BP hikes buyback as government calls for higher production

BP hikes buyback as government calls for higher production
  • Buyback plan $1bn higher than analyst expectations
  • Underlying profit climbs on oil and gas prices and trading performance

BP (BP.) has both increased its buyback programme and given the UK government a forecast local spend out to 2030 of £18bn, in a bid to stave off anger over its decade-high profits from sky-high oil and gas prices. 

The energy major hit a 10-year high for quarterly underlying replacement cost (RC) profits in the March quarter, at $6.2bn (£4.9bn). This was almost 40 per cent ahead of analyst expectations. BP also reported huge losses on a reported basis, however, because of $24bn of writedowns linked to the proposed sale of the 19.75 per cent holding in Rosneft (RU:ROSN)

Massive profits in the sector have come under scrutiny from the government given the impact of high oil and gas prices on household budgets. Business, energy and industrial strategy minister Kwasi Kwarteng said the government would back further production in the North Sea from BP and others but expected profits to be put back into UK projects. 

“I would like you to set out how you will reinvest profits, double down on investments in the clean energy transition and importantly accelerate and maximise domestic oil and gas production,” Kwarteng said in a letter to industry bosses. He added after BP announced its Q1 numbers that it was “right [BP is] reinvesting profits back into the UK”. 

Despite that positive response, the major has stuck with its payout policy.

Another $2.5bn will go toward buybacks, ahead of analyst expectations of around $1.5bn. The group’s shareholder return policy sees a 4 per cent dividend increase annually and 60 per cent of surplus cash flow to go towards buybacks. 

Chief executive Bernard Looney did outline £18bn of investment to go into the UK in the next eight years, however, and said the country would see a larger share of capital spending in the coming years. He said this would shift from 10-15 per cent of the annual spend of around $14bn to 15-20 per cent. 

More broadly, Looney said he did not expect the wild ride the energy sector is experiencing to end in the short term. “We’re probably in a world where volatility will continue to be the order of the day,” he said. But this did not mean BP would throw more cash at production. “Discipline [also] remains the order of the day,” he said. 

The trading division saw the biggest quarter-on-quarter increase, from a $26mn underlying RC loss before interest and tax in Q4 to $1.6bn profit in Q1. RBC Capital Markets analyst Biraj Borkhataria noted seeing strength in both oil and gas trading divisions was rare. “BP has previously reported exceptional gas trading in 1Q20, and exceptional oil trading in 2Q20, but not both at the same time,” he said. 

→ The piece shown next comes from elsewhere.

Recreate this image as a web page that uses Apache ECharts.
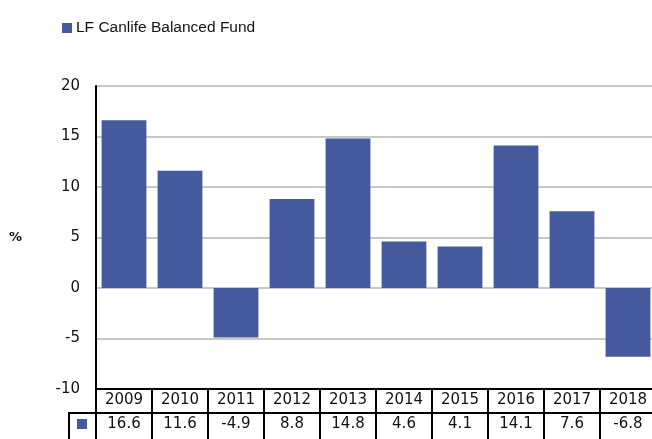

BP management was keen to emphasise this division’s role in distributing oil and gas around the world when markets were tight.

Looney also said on an analyst call the company’s refineries were running “flat-out” to keep refined product supply as high as possible. He also said BP’s four European refineries were now “clear of Russian molecules” but also warned of oil supply challenges when more Russian exports are taken out of global markets, estimated another hit of 1mn barrels of oil per day (bopd), around 1 per cent of global supply. 

BP’s outlook for the rest of the year is good. Given the level of surplus cash flow, buybacks could start causing liquidity issues - management said the board would be considering this throughout the year - so the company could have to balance capital “discipline” with share trading practicalities if oil and gas prices stay so high. Additionally, some of the Rosneft writedown may be reversed if BP can get anything for the stake in a sale, as the $13.5bn pre-invasion carrying value was written down to zero. 

Zooming out, BP sticking to its plan to rapidly increase green spending while maintaining oil and gas production still has plenty of questions attached, especially given Downing Street is desperate for help on the energy cost crisis. It is the same for US majors as well, with the White House pushing back against industry efforts to avoid setting up a bust by upping production significantly. This leaves Looney and co. between a rock and a hard place.

We remain sceptical of BP making it through this difficult transition period with even its fairly low current valuation intact. Sell at 401p.